## Work to do
Return, exactly as written, the lines that start at the one holding "Emit a Python" and end at the one holding "import plotly.graph_objects as go", with both of those lines kept. Skip any pictures.

## Data to process

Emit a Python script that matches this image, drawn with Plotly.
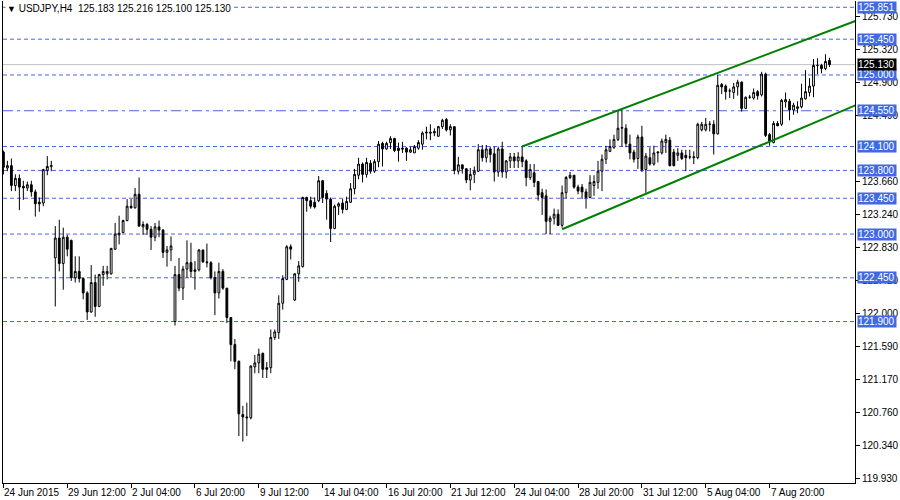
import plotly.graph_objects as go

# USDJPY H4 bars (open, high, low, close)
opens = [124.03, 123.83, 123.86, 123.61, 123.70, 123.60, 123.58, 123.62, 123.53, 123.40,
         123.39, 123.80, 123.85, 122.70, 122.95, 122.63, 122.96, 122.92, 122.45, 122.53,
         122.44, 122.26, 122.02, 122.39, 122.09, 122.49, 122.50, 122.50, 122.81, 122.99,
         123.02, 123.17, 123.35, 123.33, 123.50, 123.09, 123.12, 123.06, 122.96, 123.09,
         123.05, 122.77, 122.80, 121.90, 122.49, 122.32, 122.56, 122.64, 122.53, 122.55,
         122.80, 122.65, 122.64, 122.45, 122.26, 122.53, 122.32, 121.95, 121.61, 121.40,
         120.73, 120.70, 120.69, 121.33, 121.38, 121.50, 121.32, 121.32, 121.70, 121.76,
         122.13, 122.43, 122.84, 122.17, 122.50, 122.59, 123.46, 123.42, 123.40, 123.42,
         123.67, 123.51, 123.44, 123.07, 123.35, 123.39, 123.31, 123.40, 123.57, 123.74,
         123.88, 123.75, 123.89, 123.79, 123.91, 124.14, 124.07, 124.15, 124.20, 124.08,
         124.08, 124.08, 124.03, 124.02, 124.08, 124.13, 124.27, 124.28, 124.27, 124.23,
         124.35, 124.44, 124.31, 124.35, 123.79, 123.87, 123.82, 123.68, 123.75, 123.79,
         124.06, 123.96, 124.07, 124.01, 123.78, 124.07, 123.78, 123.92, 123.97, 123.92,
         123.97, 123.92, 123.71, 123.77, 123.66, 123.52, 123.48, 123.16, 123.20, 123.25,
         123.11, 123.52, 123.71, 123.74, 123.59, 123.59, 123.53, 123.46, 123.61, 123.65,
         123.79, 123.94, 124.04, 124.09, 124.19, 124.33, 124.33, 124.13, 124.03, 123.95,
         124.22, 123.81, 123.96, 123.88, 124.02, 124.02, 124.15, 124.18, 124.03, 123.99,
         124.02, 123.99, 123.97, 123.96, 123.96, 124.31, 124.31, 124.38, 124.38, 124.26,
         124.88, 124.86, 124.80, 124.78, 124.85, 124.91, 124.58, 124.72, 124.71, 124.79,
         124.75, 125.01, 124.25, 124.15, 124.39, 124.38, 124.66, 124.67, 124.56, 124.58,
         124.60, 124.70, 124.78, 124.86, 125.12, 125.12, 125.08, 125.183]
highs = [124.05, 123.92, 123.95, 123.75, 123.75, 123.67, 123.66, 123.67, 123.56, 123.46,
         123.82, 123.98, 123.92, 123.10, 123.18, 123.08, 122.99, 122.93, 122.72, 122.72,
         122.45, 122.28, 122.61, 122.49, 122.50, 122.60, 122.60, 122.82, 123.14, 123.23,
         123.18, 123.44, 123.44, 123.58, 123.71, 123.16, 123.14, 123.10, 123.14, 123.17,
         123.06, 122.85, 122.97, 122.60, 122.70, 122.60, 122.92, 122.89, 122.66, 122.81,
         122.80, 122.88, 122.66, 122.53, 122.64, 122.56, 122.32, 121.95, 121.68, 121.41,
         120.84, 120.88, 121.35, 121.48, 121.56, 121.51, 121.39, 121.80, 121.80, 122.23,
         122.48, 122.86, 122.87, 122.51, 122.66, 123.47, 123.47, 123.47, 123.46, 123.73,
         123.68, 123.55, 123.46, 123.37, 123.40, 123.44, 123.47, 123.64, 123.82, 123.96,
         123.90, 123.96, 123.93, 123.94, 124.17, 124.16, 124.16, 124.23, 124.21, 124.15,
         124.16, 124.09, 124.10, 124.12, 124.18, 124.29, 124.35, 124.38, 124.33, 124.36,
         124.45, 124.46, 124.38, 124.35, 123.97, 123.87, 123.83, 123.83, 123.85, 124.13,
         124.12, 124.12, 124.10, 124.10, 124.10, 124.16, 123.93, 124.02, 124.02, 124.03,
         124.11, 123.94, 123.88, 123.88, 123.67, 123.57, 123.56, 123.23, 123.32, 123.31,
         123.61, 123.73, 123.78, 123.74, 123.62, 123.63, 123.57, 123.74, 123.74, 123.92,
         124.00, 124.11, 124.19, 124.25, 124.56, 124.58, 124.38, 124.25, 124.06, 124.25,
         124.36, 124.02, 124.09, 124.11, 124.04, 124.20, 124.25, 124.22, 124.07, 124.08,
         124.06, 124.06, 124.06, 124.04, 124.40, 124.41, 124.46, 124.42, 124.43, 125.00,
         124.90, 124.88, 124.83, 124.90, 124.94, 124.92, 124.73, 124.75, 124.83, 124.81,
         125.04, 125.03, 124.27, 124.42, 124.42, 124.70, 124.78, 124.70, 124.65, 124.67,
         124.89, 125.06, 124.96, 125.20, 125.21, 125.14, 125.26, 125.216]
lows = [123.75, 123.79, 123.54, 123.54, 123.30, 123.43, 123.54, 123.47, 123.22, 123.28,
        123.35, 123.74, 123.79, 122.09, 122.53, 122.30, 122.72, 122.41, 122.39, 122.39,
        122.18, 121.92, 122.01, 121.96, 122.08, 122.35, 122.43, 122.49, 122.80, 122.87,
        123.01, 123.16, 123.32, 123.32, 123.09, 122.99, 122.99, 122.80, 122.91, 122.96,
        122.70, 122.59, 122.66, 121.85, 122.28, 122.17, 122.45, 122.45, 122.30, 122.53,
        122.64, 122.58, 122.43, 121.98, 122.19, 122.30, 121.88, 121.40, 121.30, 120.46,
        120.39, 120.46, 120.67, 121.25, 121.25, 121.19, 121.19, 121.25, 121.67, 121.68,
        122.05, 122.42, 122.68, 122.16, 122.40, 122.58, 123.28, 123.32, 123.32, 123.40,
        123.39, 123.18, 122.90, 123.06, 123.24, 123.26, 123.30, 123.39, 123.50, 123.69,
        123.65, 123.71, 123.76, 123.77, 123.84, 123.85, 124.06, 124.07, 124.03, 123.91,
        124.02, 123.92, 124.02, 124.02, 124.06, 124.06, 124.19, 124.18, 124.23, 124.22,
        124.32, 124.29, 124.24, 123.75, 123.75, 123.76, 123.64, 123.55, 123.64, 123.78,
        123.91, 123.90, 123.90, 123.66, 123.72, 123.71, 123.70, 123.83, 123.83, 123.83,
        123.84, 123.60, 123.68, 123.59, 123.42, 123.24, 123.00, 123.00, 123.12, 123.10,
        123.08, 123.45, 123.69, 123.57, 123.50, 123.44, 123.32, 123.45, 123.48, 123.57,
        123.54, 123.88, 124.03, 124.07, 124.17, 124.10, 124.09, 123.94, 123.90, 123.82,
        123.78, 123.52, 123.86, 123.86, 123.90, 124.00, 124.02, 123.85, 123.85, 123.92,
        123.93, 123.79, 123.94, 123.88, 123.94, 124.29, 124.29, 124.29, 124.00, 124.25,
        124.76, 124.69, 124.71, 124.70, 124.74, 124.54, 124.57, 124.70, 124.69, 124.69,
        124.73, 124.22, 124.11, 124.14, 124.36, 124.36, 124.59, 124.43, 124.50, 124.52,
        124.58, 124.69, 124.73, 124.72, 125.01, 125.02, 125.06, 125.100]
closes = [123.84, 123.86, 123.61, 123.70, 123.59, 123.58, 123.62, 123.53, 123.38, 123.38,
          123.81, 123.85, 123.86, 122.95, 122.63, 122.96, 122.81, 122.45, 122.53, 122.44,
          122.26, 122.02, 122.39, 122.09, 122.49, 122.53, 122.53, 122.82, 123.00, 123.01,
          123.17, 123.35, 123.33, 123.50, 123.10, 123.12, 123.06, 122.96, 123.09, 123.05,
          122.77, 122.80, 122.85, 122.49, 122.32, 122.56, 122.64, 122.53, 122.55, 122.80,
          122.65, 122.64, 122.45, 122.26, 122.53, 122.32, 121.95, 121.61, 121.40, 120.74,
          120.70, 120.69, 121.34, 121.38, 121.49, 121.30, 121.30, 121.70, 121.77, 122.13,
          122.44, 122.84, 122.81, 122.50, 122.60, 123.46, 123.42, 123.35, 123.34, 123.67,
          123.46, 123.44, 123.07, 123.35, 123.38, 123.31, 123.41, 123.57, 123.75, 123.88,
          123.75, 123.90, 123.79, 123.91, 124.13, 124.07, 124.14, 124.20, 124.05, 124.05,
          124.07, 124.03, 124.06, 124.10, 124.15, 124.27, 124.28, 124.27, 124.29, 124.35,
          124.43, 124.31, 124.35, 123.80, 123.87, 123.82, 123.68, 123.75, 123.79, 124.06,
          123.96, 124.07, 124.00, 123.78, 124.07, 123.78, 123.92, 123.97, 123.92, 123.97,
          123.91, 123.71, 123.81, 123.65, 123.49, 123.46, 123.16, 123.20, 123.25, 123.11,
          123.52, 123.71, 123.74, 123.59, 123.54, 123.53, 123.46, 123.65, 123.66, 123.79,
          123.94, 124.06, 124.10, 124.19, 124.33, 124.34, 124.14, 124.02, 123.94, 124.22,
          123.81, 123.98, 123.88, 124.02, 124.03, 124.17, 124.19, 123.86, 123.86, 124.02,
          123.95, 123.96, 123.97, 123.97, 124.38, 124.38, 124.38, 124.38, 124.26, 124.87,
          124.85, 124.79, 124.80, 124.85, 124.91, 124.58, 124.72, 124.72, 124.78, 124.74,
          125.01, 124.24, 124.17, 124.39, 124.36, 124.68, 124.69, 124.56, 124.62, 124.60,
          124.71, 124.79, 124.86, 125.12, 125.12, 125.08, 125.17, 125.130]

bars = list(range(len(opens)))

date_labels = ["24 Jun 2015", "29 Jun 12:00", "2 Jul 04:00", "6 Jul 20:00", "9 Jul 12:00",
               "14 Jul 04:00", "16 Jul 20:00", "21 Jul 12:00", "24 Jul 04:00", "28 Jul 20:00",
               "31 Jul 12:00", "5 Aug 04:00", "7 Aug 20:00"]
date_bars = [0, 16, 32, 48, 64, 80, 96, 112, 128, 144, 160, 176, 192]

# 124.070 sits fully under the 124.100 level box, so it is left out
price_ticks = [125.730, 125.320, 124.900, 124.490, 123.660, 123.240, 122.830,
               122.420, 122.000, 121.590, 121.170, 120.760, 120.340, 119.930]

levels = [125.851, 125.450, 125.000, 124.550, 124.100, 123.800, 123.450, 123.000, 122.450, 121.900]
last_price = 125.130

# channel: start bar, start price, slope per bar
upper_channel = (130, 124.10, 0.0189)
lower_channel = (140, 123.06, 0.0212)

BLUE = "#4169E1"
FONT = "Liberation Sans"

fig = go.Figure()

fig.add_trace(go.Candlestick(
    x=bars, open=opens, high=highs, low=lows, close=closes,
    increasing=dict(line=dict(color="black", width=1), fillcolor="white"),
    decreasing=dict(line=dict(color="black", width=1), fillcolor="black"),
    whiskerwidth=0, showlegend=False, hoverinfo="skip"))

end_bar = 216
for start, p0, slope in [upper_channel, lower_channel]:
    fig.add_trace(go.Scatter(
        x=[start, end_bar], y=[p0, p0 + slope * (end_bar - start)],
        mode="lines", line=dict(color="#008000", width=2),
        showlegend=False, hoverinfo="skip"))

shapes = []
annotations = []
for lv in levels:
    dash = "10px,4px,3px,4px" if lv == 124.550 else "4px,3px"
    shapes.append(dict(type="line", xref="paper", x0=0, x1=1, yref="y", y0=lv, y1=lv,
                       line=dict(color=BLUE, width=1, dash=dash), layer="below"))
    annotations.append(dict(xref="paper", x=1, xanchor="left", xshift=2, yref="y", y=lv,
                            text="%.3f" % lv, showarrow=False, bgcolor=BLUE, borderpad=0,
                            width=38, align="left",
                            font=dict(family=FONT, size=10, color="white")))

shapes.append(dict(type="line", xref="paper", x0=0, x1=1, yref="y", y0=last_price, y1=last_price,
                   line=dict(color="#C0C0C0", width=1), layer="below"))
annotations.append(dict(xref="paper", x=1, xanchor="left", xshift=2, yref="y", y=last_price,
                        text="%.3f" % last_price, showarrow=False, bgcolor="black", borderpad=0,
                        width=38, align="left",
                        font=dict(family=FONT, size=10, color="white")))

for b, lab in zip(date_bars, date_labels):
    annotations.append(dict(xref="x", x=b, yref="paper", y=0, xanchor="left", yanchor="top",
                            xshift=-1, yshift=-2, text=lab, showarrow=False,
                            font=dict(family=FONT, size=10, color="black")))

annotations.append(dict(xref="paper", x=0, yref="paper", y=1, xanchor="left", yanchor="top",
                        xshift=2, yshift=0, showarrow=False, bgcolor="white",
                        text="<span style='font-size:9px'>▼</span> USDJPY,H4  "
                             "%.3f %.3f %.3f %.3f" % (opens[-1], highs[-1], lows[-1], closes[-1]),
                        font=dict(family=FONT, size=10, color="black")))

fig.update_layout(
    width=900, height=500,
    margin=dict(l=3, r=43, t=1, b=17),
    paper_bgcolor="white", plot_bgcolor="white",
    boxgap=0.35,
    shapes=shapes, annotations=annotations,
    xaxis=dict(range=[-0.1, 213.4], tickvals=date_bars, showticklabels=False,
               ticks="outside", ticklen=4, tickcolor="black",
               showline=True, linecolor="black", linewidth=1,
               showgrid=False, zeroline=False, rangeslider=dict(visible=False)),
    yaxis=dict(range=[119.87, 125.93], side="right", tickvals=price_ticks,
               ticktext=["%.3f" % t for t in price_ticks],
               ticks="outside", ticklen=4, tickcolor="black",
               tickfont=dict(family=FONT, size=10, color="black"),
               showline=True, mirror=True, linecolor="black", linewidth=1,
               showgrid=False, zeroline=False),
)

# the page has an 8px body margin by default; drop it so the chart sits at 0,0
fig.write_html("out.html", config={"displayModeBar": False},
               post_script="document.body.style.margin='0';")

--

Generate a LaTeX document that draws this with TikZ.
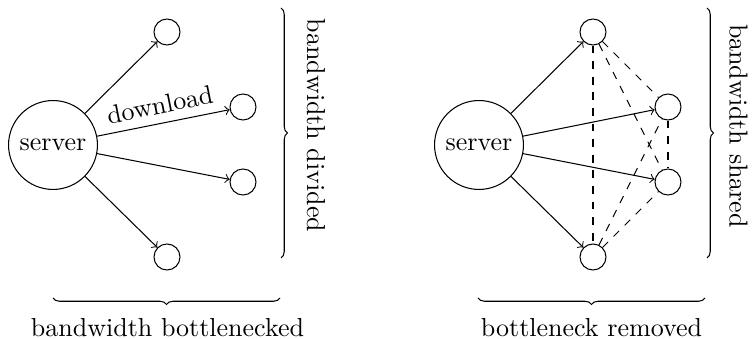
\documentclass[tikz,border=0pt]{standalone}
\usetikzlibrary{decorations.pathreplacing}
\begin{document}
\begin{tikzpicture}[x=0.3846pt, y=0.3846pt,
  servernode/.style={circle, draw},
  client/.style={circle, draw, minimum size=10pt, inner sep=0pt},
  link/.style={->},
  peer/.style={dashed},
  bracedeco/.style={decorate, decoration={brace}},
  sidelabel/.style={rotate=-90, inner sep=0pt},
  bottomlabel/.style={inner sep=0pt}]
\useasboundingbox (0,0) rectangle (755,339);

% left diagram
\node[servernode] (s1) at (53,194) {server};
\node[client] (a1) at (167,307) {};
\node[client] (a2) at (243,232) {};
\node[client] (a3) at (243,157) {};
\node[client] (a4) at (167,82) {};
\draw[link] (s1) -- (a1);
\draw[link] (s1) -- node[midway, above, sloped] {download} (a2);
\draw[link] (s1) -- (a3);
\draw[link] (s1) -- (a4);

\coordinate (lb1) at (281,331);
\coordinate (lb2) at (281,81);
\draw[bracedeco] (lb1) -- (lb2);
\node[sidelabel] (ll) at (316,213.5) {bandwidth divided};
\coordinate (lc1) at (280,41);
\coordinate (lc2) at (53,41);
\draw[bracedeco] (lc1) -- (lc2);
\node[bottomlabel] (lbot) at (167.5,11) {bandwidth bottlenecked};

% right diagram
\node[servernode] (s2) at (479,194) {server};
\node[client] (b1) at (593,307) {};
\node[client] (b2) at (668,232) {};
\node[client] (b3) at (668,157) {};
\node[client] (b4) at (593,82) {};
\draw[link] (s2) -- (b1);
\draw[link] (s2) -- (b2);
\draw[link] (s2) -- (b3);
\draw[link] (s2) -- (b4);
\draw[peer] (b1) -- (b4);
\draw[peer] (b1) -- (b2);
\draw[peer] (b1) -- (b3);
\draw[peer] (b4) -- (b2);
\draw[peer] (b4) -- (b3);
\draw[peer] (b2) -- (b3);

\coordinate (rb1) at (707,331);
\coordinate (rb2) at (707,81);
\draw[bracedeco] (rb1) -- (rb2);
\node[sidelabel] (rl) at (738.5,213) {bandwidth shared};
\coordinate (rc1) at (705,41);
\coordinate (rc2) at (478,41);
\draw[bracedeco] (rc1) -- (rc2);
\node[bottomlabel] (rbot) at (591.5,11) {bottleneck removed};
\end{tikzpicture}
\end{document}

## Response to this exercise
Emit a Python script that matches this image, drawn with Plotly.
import plotly.graph_objects as go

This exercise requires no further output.